Affiliation: Argonne National Laboratory
Title: Q-OPT: A Toolkit for Quantum Optimization with QAOA
Abstract: Q-OPT is a software toolkit for building and optimizing Quantum Approximate Optimization Algorithm (QAOA) programs. It covers the full workflow: problem encoding, ansatz design, circuit synthesis, and the classical optimization loop. The encoding tool translates combinatorial problems into compact Hamiltonians. The ansatz library includes our research in Quantum Logical Search Ansatz and a Dynamic Quantum Variational Ansatz (DQVA) focused on Maximum Independent Set. The toolkit also includes noise-aware classical optimizers for variational algorithms.
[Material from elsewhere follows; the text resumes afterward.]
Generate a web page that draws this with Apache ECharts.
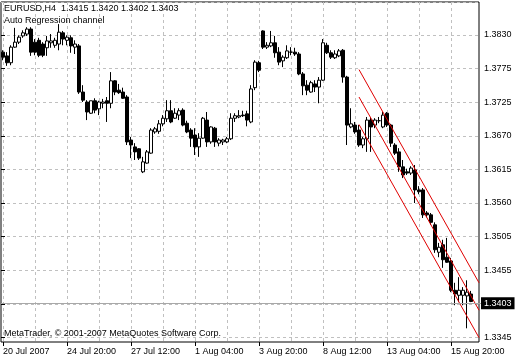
<!DOCTYPE html>
<html><head><meta charset="utf-8">
<script src="https://cdn.jsdelivr.net/npm/echarts@6/dist/echarts.min.js"></script>
<style>html,body{margin:0;padding:0;background:#fff}#c{width:520px;height:360px}</style>
</head><body><div id="c"></div>
<script>
const symbolName = 'EURUSD,H4';
const indicatorName = 'Auto Regression channel';
const copyright = 'MetaTrader, \u00a9 2001-2007 MetaQuotes Software Corp.';
const xTickLabels = ['20 Jul 2007','24 Jul 20:00','27 Jul 12:00','1 Aug 04:00','3 Aug 20:00','8 Aug 12:00','13 Aug 04:00','15 Aug 20:00'];
const yTickLabels = ['1.3345','','1.3455','1.3505','1.3560','1.3615','1.3670','1.3725','1.3775','1.3830'];

const opens = [1.3803,1.3797,1.3786,1.3811,1.3819,1.3829,1.3832,1.3840,1.3819,1.3822,
1.3816,1.3810,1.3818,1.3814,1.3816,1.3834,1.3822,1.3826,1.3811,1.3813,
1.3739,1.3723,1.3705,1.3725,1.3712,1.3721,1.3725,1.3721,1.3757,1.3742,
1.3739,1.3731,1.3662,1.3651,1.3648,1.3611,1.3625,1.3641,1.3675,1.3676,
1.3688,1.3696,1.3709,1.3697,1.3702,1.3710,1.3689,1.3678,1.3670,1.3651,
1.3665,1.3694,1.3659,1.3681,1.3657,1.3659,1.3659,1.3664,1.3697,1.3699,
1.3702,1.3704,1.3691,1.3746,1.3786,1.3837,1.3811,1.3813,1.3818,1.3803,
1.3789,1.3794,1.3803,1.3803,1.3800,1.3768,1.3750,1.3739,1.3752,1.3747,
1.3758,1.3814,1.3802,1.3794,1.3797,1.3806,1.3763,1.3683,1.3686,1.3678,
1.3654,1.3664,1.3694,1.3686,1.3693,1.3683,1.3705,1.3686,1.3654,1.3643,
1.3619,1.3611,1.3609,1.3614,1.3582,1.3582,1.3545,1.3542,1.3526,1.3482,
1.3494,1.3474,1.3468,1.3421,1.3413,1.3413,1.3412,1.3415];
const highs = [1.3806,1.3803,1.3814,1.3842,1.3830,1.3838,1.3843,1.3843,1.3824,1.3826,
1.3819,1.3829,1.3832,1.3826,1.3848,1.3837,1.3830,1.3830,1.3822,1.3816,
1.3750,1.3726,1.3725,1.3729,1.3725,1.3728,1.3731,1.3771,1.3758,1.3752,
1.3746,1.3734,1.3667,1.3657,1.3649,1.3635,1.3646,1.3681,1.3683,1.3694,
1.3702,1.3726,1.3726,1.3713,1.3713,1.3713,1.3693,1.3681,1.3681,1.3673,
1.3699,1.3707,1.3684,1.3683,1.3665,1.3664,1.3667,1.3705,1.3705,1.3710,
1.3709,1.3709,1.3750,1.3790,1.3789,1.3838,1.3819,1.3837,1.3829,1.3811,
1.3798,1.3814,1.3811,1.3810,1.3803,1.3771,1.3758,1.3757,1.3758,1.3763,
1.3824,1.3818,1.3806,1.3806,1.3808,1.3808,1.3765,1.3713,1.3691,1.3686,
1.3667,1.3699,1.3699,1.3697,1.3699,1.3707,1.3707,1.3688,1.3657,1.3649,
1.3630,1.3616,1.3620,1.3622,1.3588,1.3585,1.3548,1.3545,1.3530,1.3497,
1.3502,1.3505,1.3473,1.3433,1.3442,1.3426,1.3437,1.3420];
const lows = [1.3790,1.3781,1.3782,1.3810,1.3816,1.3826,1.3829,1.3797,1.3798,1.3795,
1.3795,1.3797,1.3810,1.3810,1.3806,1.3814,1.3814,1.3802,1.3800,1.3736,
1.3723,1.3694,1.3704,1.3705,1.3702,1.3713,1.3691,1.3713,1.3734,1.3736,
1.3728,1.3654,1.3633,1.3630,1.3630,1.3609,1.3624,1.3640,1.3672,1.3672,
1.3684,1.3691,1.3689,1.3696,1.3694,1.3684,1.3673,1.3651,1.3638,1.3635,
1.3664,1.3651,1.3656,1.3651,1.3652,1.3654,1.3657,1.3662,1.3691,1.3697,
1.3699,1.3684,1.3689,1.3742,1.3771,1.3808,1.3808,1.3811,1.3794,1.3782,
1.3779,1.3792,1.3798,1.3797,1.3766,1.3734,1.3734,1.3738,1.3739,1.3721,
1.3757,1.3800,1.3792,1.3792,1.3795,1.3754,1.3654,1.3681,1.3672,1.3651,
1.3649,1.3643,1.3643,1.3681,1.3689,1.3681,1.3683,1.3651,1.3638,1.3611,
1.3601,1.3606,1.3606,1.3561,1.3575,1.3537,1.3538,1.3526,1.3481,1.3474,
1.3457,1.3465,1.3418,1.3397,1.3402,1.3397,1.3360,1.3402];
const closes = [1.3795,1.3786,1.3811,1.3819,1.3827,1.3834,1.3840,1.3803,1.3803,1.3798,
1.3798,1.3821,1.3821,1.3822,1.3835,1.3824,1.3827,1.3813,1.3816,1.3739,
1.3726,1.3707,1.3725,1.3710,1.3723,1.3723,1.3721,1.3757,1.3739,1.3738,
1.3729,1.3659,1.3654,1.3643,1.3633,1.3627,1.3643,1.3678,1.3680,1.3688,
1.3697,1.3709,1.3691,1.3705,1.3709,1.3686,1.3675,1.3665,1.3651,1.3665,
1.3697,1.3659,1.3683,1.3659,1.3662,1.3662,1.3664,1.3697,1.3701,1.3701,
1.3701,1.3694,1.3744,1.3787,1.3774,1.3811,1.3814,1.3818,1.3802,1.3787,
1.3795,1.3805,1.3803,1.3800,1.3768,1.3749,1.3742,1.3754,1.3747,1.3758,
1.3818,1.3802,1.3795,1.3800,1.3805,1.3763,1.3686,1.3688,1.3675,1.3654,
1.3664,1.3694,1.3683,1.3694,1.3693,1.3702,1.3686,1.3657,1.3641,1.3619,
1.3606,1.3609,1.3617,1.3582,1.3579,1.3542,1.3542,1.3530,1.3486,1.3490,
1.3470,1.3466,1.3421,1.3415,1.3421,1.3421,1.3418,1.3403];

const channelBars = [89, 119];
const channelUpper = [1.3775, 1.3433];
const channelMid = [1.3731, 1.3389];
const channelLower = [1.3687, 1.3345];
const bidPrice = 1.3403;

// price-axis scale (MetaTrader grid)
const topGridPrice = 1.38305, gridStep = 0.00539, gridCount = 9;
// layout
const plotTop = 2, plotBottom = 342, frameLeft = 1, frameRight = 479, lowestTickY = 337.4, tickPx = 33.6;
const nCats = 120, bandPx = 4;

const lowestTick = topGridPrice - gridCount * gridStep;
const pricePerPx = gridStep / tickPx;
const yMax = lowestTick + (lowestTickY - plotTop) * pricePerPx;
const yMinData = lowestTick - (plotBottom - lowestTickY) * pricePerPx;

const FONT = 'Liberation Sans';
const cats = Array.from({length: nCats}, (_, i) => String(i));
const last = closes.length - 1;
const header = symbolName + '  ' + [opens[last], highs[last], lows[last], closes[last]].map(v => v.toFixed(4)).join(' ');
const candleData = opens.map((o, i) => [o, closes[i], lows[i], highs[i]]);
const red = '#e00000';
const chLine = (arr) => ({
  type: 'line', xAxisIndex: 0, yAxisIndex: 0, symbol: 'none', silent: true,
  data: channelBars.map((b, i) => [b, arr[i]]),
  lineStyle: {color: red, width: 1}, z: 3
});
const txt = {fontFamily: FONT, fontSize: 9, color: '#000', fontWeight: 'normal'};

const chart = echarts.init(document.getElementById('c'), null, {renderer: 'canvas'});
chart.setOption({
  animation: false,
  backgroundColor: '#fff',
  textStyle: {fontFamily: FONT},
  title: [
    {text: header, left: 4, top: 4, padding: 0, textStyle: txt},
    {text: indicatorName, left: 4, top: 16, padding: 0, textStyle: txt},
    {text: copyright, left: 4, top: 329, padding: 0, textStyle: txt}
  ],
  grid: [
    {left: frameLeft, top: plotTop, width: nCats * bandPx, height: plotBottom - plotTop, show: false, outerBoundsMode: 'none', containLabel: false},
    {left: frameLeft, top: plotTop, width: frameRight - frameLeft, height: plotBottom - plotTop, show: true, borderColor: '#000', borderWidth: 1, backgroundColor: 'transparent', outerBoundsMode: 'none', containLabel: false},
    {left: frameLeft, top: plotTop, width: frameRight - frameLeft, height: lowestTickY - plotTop, show: false, outerBoundsMode: 'none', containLabel: false}
  ],
  xAxis: [
    {type: 'category', gridIndex: 0, data: cats, boundaryGap: true,
     axisLine: {show: false},
     axisTick: {show: true, alignWithLabel: true, interval: 15, length: 4, lineStyle: {color: '#000'}},
     axisLabel: {interval: 15, align: 'left', margin: 5, fontSize: 9, color: '#000', fontFamily: FONT,
       formatter: (v, idx) => (idx % 16 === 0 && xTickLabels[idx / 16]) ? xTickLabels[idx / 16] : ''},
     splitLine: {show: true, interval: 7, alignWithLabel: true, lineStyle: {color: '#c0c0c0', type: [3, 3], width: 1}}
    },
    {type: 'value', gridIndex: 2, show: false, min: 0, max: 1}
  ],
  yAxis: [
    {type: 'value', gridIndex: 0, show: false, min: yMinData, max: yMax, scale: true, splitLine: {show: false}},
    {type: 'value', gridIndex: 2, position: 'right', min: lowestTick, max: yMax, interval: gridStep,
     axisLine: {show: false},
     axisTick: {show: true, length: 4, lineStyle: {color: '#000'}},
     axisLabel: {margin: 5, fontSize: 9, color: '#000', fontFamily: FONT, showMaxLabel: false, showMinLabel: true,
       formatter: (v) => { const j = Math.round((v - lowestTick) / gridStep); return (Math.abs(v - (lowestTick + j * gridStep)) < gridStep * 0.01 && yTickLabels[j]) ? yTickLabels[j] : ''; }},
     splitLine: {show: true, lineStyle: {color: '#c0c0c0', type: [3, 3], width: 1}}
    }
  ],
  series: [
    {type: 'candlestick', xAxisIndex: 0, yAxisIndex: 0, data: candleData, barWidth: 3, clip: false,
     itemStyle: {color: '#fff', color0: '#000', borderColor: '#000', borderColor0: '#000', borderWidth: 1},
     markLine: {silent: true, symbol: ['none', 'none'], animation: false,
       lineStyle: {color: '#a8a8a8', type: 'solid', width: 1},
       label: {show: true, position: 'end', distance: 0, formatter: () => bidPrice.toFixed(4), backgroundColor: '#000', color: '#fff', padding: [2, 3, 1, 3], fontSize: 9, fontFamily: FONT},
       emphasis: {disabled: true},
       data: [{yAxis: bidPrice}]}
    },
    chLine(channelUpper), chLine(channelMid), chLine(channelLower)
  ]
});
</script>
</body></html>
In this talk I will outline the full stack and then focus on the circuit synthesis tools. Q-OPT includes two synthesis methods: a fast heuristic and an optimal circuit synthesizer, allowing users to trade compilation time for circuit quality. QuCLEAR is a fast synthesizer that extracts Clifford subcircuits and resolves them on a classical processor, leaving a shorter QAOA circuit for the quantum device. HOPPS (Hardware-Aware Optimal Phase Polynomial Synthesis) is a SAT-based method that synthesizes circuits with doubly optimal CNOT count or CNOT depth while respecting hardware connectivity. For large QAOA circuits, HOPPS supports an iterative block-wise circuit optimization strategy and a parallel framework that runs efficiently on HPC systems. Q-OPT streamlines the QAOA problem-solving process and prepares for future advances. We will continue to improve the toolkit and welcome feedback and collaboration. Our goal is to make quantum computing for combinatorial optimization more accessible and to automate the end-to-end workflow.
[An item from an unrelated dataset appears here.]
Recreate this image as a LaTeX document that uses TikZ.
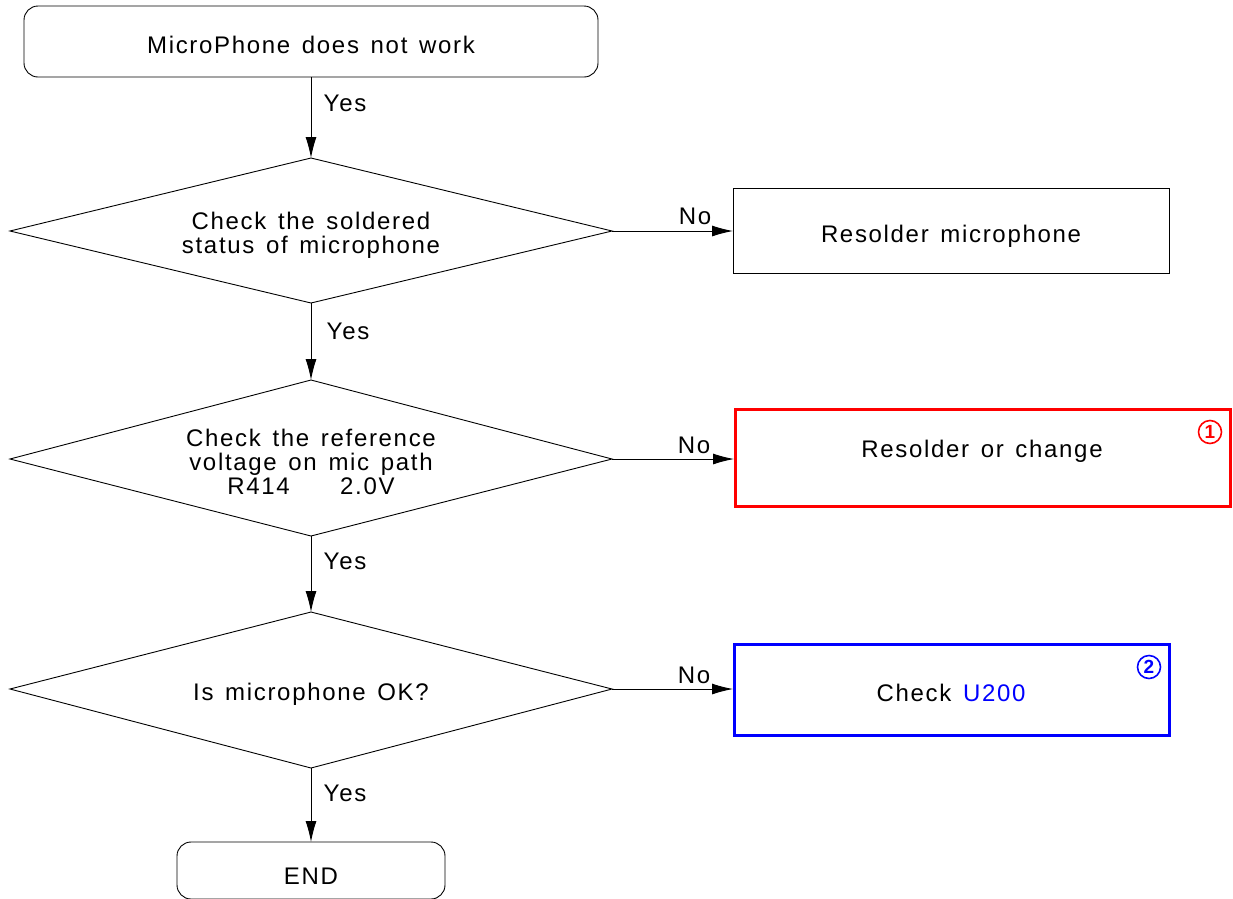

Affiliation: Oak Ridge National Laboratory
Title: Distributed Variational Optimization Algorithms on Large-scale Quantum-HPC Ecosystems
Abstract: We present an overview of distributed variational optimization algorithms designed to leverage quantum-centric supercomputing architectures (i.e., integrated quantum–HPC ecosystems), aimed at solving large-scale combinatorial optimization problems. Our focus is on the Distributed Quantum Approximate Optimization Algorithm (DQAOA), a scalable quantum-classical hybrid approach that partitions quantum workloads across multiple quantum processing units (QPUs) or simulators, coordinated by classical HPC infrastructure. A central contribution of this work is the application of DQAOA to real-world materials optimization challenges, which are naturally formulated as large, densely connected quadratic unconstrained binary optimization (QUBO) problems. These QUBO problems often exceed the capacity of current quantum hardware or simulator. We will showcase case studies in high-dimensional materials design, demonstrating how distributed quantum resources can accelerate the discovery of optimal material configurations beyond the capabilities of conventional approaches.